# The exercise
Look through the lines below and extract each one that contains "this".

# The input
>> Start

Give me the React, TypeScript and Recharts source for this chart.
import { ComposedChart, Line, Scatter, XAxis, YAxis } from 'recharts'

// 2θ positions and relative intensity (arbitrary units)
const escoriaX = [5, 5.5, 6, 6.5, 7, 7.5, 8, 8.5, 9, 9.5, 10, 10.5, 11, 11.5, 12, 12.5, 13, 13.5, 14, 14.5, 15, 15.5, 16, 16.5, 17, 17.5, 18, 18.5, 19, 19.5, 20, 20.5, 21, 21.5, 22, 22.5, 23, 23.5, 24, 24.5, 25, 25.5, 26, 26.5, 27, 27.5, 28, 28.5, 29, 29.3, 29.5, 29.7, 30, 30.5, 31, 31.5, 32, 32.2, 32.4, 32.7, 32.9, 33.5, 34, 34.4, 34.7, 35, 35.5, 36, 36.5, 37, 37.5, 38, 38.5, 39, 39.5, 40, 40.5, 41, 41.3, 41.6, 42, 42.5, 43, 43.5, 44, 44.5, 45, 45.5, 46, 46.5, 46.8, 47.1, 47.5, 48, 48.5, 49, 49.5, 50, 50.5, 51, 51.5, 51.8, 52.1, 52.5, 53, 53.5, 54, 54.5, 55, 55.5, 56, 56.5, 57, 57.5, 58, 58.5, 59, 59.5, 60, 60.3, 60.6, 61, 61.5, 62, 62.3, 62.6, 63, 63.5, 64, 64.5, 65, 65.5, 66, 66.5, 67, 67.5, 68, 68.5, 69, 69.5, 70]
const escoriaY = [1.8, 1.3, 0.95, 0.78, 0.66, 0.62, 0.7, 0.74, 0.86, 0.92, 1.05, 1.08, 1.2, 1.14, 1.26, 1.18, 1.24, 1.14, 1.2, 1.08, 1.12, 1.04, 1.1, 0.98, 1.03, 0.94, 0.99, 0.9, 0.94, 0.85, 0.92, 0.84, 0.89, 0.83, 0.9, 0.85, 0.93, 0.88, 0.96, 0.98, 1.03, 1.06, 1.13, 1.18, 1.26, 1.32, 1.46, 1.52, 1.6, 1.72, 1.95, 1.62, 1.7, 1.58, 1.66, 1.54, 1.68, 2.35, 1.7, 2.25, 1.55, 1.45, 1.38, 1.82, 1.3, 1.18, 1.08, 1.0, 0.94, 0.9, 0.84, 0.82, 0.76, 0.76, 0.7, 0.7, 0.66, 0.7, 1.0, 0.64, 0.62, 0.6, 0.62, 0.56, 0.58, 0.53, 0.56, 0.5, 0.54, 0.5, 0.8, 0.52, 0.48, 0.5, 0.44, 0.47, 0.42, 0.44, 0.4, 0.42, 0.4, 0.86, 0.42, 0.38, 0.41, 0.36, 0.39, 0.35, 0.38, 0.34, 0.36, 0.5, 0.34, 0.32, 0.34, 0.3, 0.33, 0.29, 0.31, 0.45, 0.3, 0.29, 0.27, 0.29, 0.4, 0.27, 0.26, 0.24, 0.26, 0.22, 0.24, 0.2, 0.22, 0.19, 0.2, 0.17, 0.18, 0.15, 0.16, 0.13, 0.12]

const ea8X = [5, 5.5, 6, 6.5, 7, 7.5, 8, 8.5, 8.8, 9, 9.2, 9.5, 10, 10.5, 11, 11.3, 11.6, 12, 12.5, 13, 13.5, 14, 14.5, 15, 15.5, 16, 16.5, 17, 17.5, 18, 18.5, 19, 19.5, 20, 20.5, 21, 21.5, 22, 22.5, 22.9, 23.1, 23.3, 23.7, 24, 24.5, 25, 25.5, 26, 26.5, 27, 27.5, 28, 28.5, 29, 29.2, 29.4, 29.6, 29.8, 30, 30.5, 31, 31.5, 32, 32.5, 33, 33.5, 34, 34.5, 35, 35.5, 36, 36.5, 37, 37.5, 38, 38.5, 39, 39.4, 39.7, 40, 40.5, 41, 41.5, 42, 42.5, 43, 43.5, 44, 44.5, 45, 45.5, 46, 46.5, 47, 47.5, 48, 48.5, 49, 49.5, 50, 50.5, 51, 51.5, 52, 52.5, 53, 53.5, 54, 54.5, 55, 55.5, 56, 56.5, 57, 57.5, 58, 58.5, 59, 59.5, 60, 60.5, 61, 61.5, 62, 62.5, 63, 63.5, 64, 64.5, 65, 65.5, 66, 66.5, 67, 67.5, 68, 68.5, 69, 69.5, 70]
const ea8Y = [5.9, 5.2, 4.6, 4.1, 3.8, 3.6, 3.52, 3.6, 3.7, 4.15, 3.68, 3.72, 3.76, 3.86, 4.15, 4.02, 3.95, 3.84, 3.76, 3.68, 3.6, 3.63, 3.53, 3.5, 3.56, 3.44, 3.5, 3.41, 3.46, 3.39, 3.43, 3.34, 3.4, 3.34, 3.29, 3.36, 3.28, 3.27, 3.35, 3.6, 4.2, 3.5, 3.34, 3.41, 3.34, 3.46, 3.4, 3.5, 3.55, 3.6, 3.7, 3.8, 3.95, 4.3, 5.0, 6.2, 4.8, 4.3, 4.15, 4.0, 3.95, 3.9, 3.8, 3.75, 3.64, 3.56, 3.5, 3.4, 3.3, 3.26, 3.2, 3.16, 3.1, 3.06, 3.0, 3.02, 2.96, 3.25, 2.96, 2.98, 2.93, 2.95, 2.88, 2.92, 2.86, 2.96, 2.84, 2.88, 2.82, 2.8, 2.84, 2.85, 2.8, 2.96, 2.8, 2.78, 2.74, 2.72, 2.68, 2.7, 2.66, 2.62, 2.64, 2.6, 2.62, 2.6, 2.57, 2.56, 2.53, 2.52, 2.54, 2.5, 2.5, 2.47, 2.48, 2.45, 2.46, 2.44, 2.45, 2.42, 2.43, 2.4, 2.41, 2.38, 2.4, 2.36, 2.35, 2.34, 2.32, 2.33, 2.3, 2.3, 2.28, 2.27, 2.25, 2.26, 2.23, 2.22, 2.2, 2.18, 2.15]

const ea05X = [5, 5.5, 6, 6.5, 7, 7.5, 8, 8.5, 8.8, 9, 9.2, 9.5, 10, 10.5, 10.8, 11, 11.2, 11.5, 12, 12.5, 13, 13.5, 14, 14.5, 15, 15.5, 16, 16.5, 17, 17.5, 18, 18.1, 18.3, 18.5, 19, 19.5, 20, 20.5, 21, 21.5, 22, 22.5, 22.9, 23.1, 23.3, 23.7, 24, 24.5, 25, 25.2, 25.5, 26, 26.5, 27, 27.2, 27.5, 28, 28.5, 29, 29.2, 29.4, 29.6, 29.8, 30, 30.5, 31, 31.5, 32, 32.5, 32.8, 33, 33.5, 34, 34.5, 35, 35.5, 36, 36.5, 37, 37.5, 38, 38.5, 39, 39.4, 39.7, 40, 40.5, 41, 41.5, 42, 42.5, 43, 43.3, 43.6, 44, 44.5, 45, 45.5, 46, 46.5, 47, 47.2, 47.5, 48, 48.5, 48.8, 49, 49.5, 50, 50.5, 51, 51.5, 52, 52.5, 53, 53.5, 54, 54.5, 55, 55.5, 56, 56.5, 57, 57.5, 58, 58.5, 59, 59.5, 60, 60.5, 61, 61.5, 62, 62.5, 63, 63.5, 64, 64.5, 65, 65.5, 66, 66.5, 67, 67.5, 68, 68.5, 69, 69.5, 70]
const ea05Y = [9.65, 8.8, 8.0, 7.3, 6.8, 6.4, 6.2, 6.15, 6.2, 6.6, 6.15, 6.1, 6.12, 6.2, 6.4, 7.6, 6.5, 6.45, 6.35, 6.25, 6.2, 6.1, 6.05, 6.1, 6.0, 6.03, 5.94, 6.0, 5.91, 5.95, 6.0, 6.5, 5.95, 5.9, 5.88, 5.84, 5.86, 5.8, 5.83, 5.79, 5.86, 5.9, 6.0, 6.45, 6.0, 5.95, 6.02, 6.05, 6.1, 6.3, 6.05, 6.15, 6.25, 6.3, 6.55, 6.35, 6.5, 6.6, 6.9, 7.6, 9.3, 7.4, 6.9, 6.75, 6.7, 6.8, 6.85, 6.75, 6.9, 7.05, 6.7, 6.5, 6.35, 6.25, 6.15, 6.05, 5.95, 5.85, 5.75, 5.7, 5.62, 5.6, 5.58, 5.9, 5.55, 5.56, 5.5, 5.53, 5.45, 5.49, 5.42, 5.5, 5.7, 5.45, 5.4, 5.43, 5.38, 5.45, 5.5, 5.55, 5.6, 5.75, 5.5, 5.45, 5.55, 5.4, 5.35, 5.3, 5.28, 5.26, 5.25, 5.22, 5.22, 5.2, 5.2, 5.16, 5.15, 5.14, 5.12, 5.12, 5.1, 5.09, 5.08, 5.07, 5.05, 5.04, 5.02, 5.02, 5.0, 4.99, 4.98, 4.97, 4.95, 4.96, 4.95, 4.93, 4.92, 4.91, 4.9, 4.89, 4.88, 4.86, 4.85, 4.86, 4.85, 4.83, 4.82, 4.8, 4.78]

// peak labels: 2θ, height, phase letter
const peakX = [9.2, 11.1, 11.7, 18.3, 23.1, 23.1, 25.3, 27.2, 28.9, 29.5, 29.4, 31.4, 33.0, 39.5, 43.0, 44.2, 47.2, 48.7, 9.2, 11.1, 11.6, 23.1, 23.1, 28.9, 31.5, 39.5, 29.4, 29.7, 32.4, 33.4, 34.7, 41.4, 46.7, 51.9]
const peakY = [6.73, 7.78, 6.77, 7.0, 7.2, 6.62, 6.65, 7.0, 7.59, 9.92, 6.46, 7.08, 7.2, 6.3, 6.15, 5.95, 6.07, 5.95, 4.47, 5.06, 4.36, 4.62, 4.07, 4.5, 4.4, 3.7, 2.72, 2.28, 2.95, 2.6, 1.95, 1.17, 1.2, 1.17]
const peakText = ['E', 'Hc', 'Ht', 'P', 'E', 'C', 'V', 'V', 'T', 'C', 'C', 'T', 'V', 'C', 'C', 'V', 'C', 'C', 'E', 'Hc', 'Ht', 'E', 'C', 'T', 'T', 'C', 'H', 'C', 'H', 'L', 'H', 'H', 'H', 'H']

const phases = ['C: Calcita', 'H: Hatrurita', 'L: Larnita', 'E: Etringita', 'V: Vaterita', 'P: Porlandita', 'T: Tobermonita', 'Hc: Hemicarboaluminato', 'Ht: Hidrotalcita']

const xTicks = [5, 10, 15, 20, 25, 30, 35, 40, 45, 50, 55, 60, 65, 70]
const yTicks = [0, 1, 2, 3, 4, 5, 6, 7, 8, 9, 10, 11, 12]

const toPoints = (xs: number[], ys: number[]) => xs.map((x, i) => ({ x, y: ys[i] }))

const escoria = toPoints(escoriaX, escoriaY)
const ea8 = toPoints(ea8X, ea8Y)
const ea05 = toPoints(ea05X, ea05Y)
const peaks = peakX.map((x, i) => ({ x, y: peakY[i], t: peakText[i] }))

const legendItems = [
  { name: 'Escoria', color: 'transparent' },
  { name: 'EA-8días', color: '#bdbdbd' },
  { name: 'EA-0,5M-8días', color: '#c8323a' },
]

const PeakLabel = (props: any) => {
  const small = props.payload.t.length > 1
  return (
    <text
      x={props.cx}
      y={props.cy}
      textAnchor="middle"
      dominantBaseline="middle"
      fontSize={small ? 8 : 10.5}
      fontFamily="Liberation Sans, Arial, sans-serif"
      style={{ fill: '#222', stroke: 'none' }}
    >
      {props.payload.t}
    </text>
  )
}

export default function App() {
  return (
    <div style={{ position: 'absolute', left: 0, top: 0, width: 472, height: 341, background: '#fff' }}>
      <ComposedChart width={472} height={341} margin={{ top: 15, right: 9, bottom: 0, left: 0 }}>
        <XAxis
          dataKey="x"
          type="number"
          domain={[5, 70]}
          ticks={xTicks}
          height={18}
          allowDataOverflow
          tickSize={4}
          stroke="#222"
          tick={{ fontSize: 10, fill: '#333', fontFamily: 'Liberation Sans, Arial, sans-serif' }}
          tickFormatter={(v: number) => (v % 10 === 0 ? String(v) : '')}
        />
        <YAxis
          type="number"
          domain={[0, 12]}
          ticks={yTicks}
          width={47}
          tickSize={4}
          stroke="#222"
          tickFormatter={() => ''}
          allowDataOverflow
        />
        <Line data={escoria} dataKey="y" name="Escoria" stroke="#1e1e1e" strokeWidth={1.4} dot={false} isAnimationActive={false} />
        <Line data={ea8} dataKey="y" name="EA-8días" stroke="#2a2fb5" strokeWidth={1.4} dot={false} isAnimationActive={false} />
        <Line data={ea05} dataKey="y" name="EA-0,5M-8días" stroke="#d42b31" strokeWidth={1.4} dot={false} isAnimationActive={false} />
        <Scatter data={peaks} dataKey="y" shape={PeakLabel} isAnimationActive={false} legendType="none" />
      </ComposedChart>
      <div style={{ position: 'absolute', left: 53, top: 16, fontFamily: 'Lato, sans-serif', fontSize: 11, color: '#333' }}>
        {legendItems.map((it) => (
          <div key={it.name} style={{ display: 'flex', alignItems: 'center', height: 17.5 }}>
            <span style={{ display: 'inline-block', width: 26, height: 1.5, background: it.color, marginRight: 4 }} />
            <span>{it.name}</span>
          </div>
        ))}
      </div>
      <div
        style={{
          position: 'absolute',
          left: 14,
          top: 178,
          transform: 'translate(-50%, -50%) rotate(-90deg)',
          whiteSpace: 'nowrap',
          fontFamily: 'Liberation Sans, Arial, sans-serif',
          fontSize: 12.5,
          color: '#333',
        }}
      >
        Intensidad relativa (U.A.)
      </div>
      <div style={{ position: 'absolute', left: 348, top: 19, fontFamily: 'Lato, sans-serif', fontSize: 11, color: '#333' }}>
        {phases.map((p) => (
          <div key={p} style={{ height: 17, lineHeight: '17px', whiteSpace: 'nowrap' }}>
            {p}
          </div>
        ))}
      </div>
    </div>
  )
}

>> End
>> Start

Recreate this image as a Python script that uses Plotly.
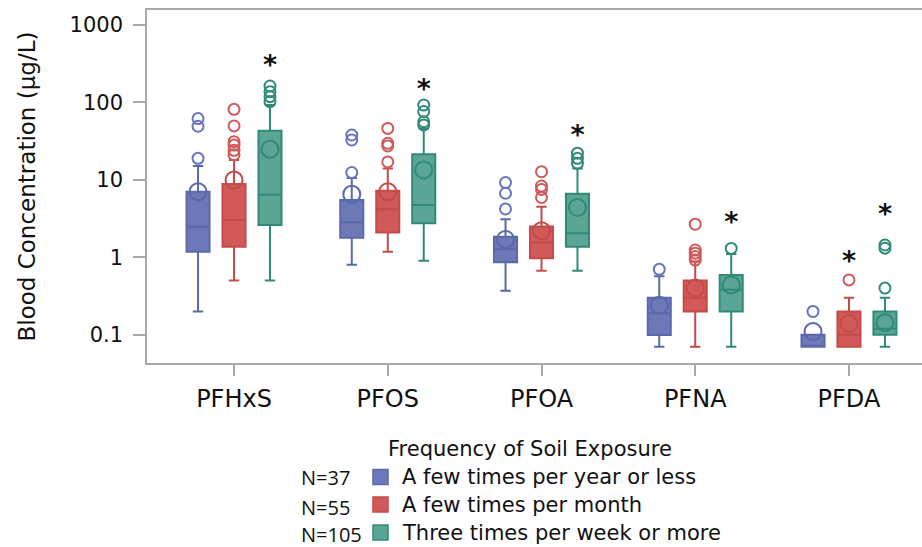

>> End
>> Start

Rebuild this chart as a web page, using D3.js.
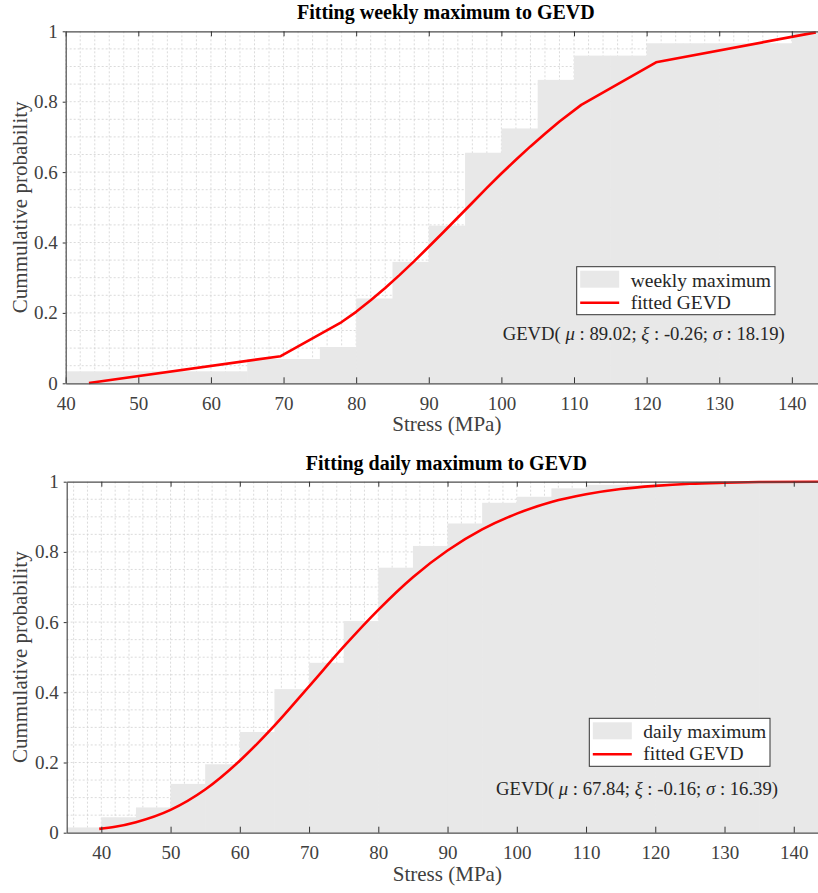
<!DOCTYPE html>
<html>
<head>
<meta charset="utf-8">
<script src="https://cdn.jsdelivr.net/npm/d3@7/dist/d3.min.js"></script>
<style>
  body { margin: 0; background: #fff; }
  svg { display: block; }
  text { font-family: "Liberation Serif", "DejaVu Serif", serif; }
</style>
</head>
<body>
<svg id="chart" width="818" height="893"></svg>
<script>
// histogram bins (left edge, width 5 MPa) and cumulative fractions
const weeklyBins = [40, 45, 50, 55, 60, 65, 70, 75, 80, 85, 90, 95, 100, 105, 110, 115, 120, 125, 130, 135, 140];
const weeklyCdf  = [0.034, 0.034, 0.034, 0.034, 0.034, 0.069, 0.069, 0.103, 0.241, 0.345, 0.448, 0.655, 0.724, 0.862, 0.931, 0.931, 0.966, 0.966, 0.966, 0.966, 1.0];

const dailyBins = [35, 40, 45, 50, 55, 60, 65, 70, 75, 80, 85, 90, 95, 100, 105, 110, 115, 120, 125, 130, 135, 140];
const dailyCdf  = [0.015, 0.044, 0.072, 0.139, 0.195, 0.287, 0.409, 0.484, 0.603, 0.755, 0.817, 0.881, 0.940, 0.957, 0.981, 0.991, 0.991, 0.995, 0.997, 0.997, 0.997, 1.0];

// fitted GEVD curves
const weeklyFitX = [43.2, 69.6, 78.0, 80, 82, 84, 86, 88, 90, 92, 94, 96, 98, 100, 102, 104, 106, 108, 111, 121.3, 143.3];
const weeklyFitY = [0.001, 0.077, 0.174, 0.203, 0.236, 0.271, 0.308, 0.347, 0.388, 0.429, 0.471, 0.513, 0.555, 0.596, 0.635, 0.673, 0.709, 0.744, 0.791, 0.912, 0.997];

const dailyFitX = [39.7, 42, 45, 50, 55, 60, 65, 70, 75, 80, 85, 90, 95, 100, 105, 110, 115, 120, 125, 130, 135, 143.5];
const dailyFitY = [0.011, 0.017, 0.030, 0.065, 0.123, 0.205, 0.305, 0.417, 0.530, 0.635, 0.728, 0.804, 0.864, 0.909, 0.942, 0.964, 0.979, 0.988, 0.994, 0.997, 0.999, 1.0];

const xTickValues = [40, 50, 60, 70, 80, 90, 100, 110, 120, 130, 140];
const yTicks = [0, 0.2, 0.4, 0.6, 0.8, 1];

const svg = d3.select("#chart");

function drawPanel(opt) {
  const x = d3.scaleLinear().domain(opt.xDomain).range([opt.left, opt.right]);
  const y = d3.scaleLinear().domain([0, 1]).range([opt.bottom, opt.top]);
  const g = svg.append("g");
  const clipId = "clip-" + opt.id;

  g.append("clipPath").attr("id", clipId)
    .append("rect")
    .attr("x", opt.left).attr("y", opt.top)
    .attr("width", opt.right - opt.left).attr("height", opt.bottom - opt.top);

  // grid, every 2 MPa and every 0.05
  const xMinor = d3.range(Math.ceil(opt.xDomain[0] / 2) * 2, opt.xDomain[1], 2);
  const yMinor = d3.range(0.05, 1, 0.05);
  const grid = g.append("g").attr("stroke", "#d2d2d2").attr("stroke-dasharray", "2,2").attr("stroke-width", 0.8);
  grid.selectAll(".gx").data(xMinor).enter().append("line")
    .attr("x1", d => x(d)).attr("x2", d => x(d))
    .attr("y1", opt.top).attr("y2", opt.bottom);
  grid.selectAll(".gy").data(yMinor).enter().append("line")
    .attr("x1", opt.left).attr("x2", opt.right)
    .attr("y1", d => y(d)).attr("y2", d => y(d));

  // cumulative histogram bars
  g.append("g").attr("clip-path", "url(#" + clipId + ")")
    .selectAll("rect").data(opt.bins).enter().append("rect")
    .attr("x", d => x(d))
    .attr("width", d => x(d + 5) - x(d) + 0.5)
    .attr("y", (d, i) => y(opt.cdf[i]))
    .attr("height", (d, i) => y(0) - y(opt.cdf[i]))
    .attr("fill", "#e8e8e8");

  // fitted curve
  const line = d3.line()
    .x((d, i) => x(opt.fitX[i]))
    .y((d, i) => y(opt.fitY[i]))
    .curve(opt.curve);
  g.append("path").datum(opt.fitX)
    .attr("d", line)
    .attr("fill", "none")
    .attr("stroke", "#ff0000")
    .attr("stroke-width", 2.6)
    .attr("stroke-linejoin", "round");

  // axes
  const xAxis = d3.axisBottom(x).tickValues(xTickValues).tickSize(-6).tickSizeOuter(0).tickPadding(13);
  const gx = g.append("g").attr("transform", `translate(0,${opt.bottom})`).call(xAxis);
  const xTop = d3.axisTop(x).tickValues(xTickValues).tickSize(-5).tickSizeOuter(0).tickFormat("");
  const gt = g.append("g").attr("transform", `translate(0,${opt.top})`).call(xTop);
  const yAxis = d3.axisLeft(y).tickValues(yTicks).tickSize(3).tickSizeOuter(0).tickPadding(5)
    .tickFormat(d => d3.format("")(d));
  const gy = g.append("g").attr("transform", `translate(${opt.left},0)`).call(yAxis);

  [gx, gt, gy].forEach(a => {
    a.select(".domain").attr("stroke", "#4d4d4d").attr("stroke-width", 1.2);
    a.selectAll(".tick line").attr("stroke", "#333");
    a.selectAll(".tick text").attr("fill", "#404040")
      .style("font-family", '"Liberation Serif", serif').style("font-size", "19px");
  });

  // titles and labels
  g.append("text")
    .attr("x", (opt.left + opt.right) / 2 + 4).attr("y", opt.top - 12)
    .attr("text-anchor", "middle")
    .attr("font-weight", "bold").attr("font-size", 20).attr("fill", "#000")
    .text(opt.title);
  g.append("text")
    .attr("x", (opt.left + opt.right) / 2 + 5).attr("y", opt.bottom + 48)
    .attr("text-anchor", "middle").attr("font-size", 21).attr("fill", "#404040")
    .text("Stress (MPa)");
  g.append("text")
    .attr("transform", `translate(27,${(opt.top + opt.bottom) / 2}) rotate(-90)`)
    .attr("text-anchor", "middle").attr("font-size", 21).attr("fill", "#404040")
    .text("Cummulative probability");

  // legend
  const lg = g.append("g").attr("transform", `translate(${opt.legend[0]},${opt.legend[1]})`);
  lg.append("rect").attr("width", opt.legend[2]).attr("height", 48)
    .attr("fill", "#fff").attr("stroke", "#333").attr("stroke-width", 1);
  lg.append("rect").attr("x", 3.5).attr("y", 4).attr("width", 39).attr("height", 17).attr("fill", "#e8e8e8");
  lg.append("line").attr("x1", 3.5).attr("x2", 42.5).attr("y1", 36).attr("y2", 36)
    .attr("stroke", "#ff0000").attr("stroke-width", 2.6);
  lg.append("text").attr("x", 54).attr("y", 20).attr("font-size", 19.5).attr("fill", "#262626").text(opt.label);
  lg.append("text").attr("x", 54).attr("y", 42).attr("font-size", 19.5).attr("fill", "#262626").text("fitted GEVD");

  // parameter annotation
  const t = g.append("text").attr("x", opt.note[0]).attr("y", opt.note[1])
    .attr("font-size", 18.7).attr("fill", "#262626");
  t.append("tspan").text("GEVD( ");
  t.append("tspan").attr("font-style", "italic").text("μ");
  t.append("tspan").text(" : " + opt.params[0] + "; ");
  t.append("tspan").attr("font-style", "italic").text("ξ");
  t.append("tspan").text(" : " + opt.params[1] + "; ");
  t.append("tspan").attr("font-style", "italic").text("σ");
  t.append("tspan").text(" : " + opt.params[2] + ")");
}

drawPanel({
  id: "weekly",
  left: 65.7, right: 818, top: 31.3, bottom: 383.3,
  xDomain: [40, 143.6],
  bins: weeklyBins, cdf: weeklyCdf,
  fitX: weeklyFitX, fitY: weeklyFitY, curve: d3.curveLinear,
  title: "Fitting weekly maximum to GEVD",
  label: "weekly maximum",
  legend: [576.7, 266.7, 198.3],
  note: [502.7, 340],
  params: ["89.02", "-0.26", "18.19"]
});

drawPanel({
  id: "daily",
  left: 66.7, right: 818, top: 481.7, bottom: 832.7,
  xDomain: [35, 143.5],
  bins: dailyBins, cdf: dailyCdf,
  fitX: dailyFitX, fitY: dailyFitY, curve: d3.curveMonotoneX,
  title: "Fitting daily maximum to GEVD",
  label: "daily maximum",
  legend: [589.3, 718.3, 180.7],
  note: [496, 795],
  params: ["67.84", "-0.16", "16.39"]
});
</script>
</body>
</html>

>> End

# Solution
Give me the React, TypeScript and Recharts source for this chart.
Recreate this image as a Python script that uses Plotly.
Rebuild this chart as a web page, using D3.js.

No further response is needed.